ふたりの「みゆき」と主人公・若松真人 著:あだち充『みゆき』第2巻(小学館
 さて、『みゆき』を思い返すとき、必ずと言っていいほど脳裏によみがえるのが美しい旋律に彩られたオープニングとエンディングの数々です。

 特に最初のエンディングテーマである「想い出がいっぱい」は中森明菜さんの「DESIRE -情熱-」や『ウルトラマンメビウス』のオープニングテーマなど莫大な数の名曲を生み出した鈴木キサブロー氏が作曲し、作詞は山口百恵さんのヒット作を数多く手がけ、2006年には紫綬褒章を授与された阿木燿子氏が提供しており、本作にかける製作陣の意気込みがうかがえるメンバーがセレクトされていました。

 そしてボーカルは中沢堅司氏と赤塩正樹氏による音楽デュオ「H2O」が務めており、明るく爽やかでありながら悲しみが織り込まれた透明感のある歌声は高い評価を受け、当時の歌番組でも「想い出がいっぱい」が登場するシーンがしばしば見受けられました。

 今でこそテレビ番組でアニメソングが扱われるのは当たり前の光景となっていますが、1980年代以前のアニメソングは童謡として扱われており、一段低いポジションの楽曲とみなされていました。「想い出がいっぱい」は杏里の「CAT’S EYE」と並び、アニメソングの地位を高めた初期の楽曲として、大きな意味を持つ曲なのです。

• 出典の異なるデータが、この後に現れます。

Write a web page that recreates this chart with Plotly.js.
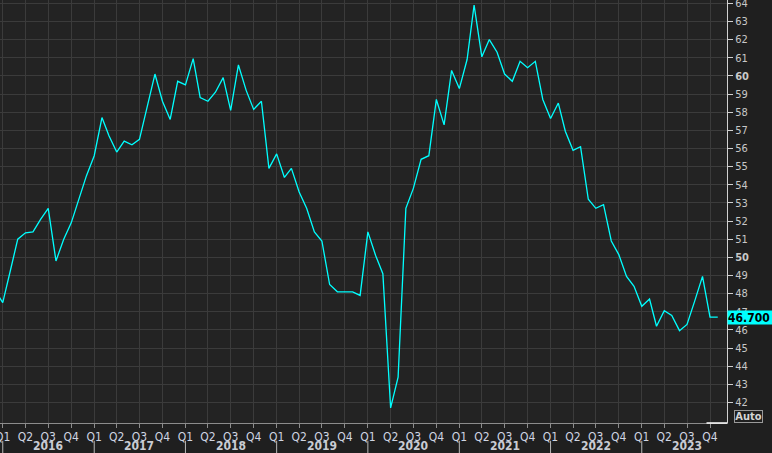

 また、オープニングテーマである「10%の雨予報(テンパーセントのあめよほう)」は本来の歌詞で「everyday」となっている部分が「みゆき」に変更されており、「アニメの内容に合わせて詞を変更する」という極めて珍しい試みが行われているのも特筆すべきポイントです。

 23話から最終話まで使用されたエンディングテーマ「Good-byeシーズン」も青春の日々を送りながらも、貴重な時間は間もなく終わりを告げようとしていることを示唆する名曲として、非常に強い印象を残しています。

 恋愛重視のスタイル、ポップミュージックの多用など、現代のアニメにつながる重要な役割を担ったTVアニメの『みゆき』でしたが、アニメの最終回が放送された時点でまだ原作は連載途中であり、結末が描かれることはありませんでした。完結編を劇場用新作アニメで制作する話もあったそうですが、残念ながら実現していません。この点が、本作の最も残念な部分となっています。おそらくは多くの子供たちがしばらくしてから原作の結末を知り、さまざまな感慨を抱いたのではないでしょうか。

 筆者自身はアニメの終了後に姉から原作を借りて最終回を読んだとき、当時小学生の身ながら愕然としたことをよく覚えています。若松家のふたりが愛し合っていたことを知りながらも、自分の気持ちを止められなかった、選ばれなかった人たちが、幸せになったことを祈らずにはいられません。この結末をアニメで見てみたかった……。